Make an exact transcription of the material, leaving out all images.

-- start Rows --

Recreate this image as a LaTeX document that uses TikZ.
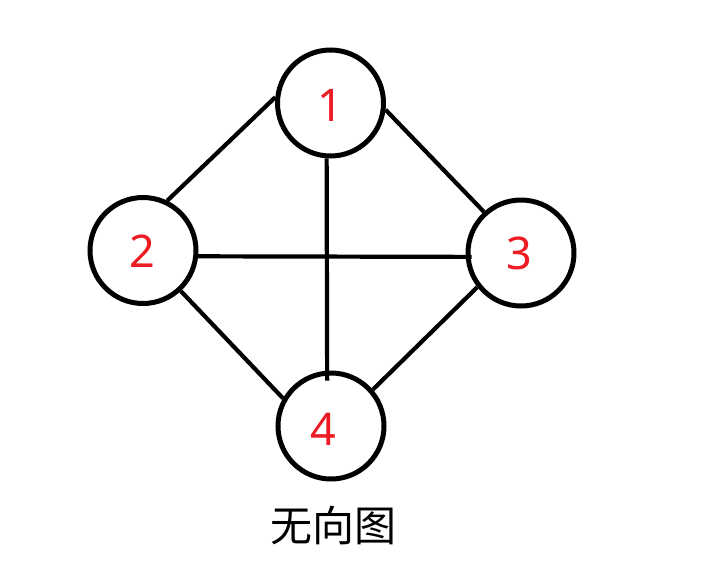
\documentclass[tikz,border=0pt]{standalone}
\usepackage{fontspec}
\setmainfont{Noto Sans}
\newfontfamily\cjk{Noto Sans CJK SC}
\definecolor{paintred}{RGB}{237,28,36}
\begin{document}
\begin{tikzpicture}[x=1pt,y=-1pt,
  vertex/.style={circle,draw=black,line width=5pt,minimum size=106pt,inner sep=0pt},
  digit/.style={text=paintred,font=\fontsize{45}{45}\selectfont,inner sep=0pt},
  edge/.style={line width=4.2pt,black}]
\useasboundingbox (0,0) rectangle (710,584);
\node[vertex] (c1) at (330.5,103) {};
\node[vertex] (c2) at (143,250.5) {};
\node[vertex] (c3) at (521,253) {};
\node[vertex] (c4) at (331,426) {};
\node[digit] (d1) at (330,105) {1};
\node[digit] (d2) at (142,251) {2};
\node[digit] (d3) at (519,253) {3};
\node[digit] (d4) at (323,429) {4};
\draw[edge] (c1.174) -- (c2.64);
\draw[edge] (c1.-7) -- (c3.132);
\draw[edge] (c2.-47) -- (c4.150);
\draw[edge] (c3.218) -- (c4.41);
\draw[edge,shorten >=-10pt] (c1.266) -- (c4.94);
\draw[edge,shorten >=-6pt] (c2.-6) -- (c3.184);
\node[font=\cjk\fontsize{42}{42}\selectfont,inner sep=0pt] (cap) at (333,525) {无向图};
\end{tikzpicture}
\end{document}
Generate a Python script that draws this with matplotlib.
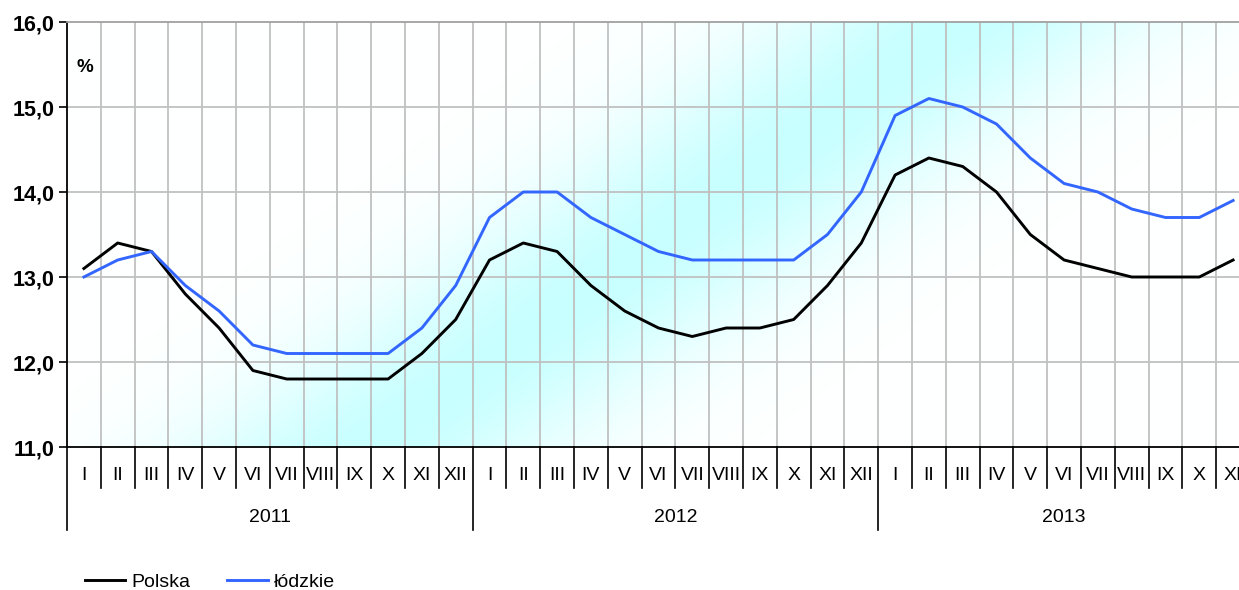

-- end Rows --

→ **Task result**:
Recreate this image as a LaTeX document that uses TikZ.
\documentclass[tikz,border=0pt]{standalone}
\usepackage{fontspec}
\setmainfont{Noto Sans}
\newfontfamily\cjk{Noto Sans CJK SC}
\definecolor{paintred}{RGB}{237,28,36}
\begin{document}
\begin{tikzpicture}[x=1pt,y=-1pt,
  vertex/.style={circle,draw=black,line width=5pt,minimum size=106pt,inner sep=0pt},
  digit/.style={text=paintred,font=\fontsize{45}{45}\selectfont,inner sep=0pt},
  edge/.style={line width=4.2pt,black}]
\useasboundingbox (0,0) rectangle (710,584);
\node[vertex] (c1) at (330.5,103) {};
\node[vertex] (c2) at (143,250.5) {};
\node[vertex] (c3) at (521,253) {};
\node[vertex] (c4) at (331,426) {};
\node[digit] (d1) at (330,105) {1};
\node[digit] (d2) at (142,251) {2};
\node[digit] (d3) at (519,253) {3};
\node[digit] (d4) at (323,429) {4};
\draw[edge] (c1.174) -- (c2.64);
\draw[edge] (c1.-7) -- (c3.132);
\draw[edge] (c2.-47) -- (c4.150);
\draw[edge] (c3.218) -- (c4.41);
\draw[edge,shorten >=-10pt] (c1.266) -- (c4.94);
\draw[edge,shorten >=-6pt] (c2.-6) -- (c3.184);
\node[font=\cjk\fontsize{42}{42}\selectfont,inner sep=0pt] (cap) at (333,525) {无向图};
\end{tikzpicture}
\end{document}
Generate a Python script that draws this with matplotlib.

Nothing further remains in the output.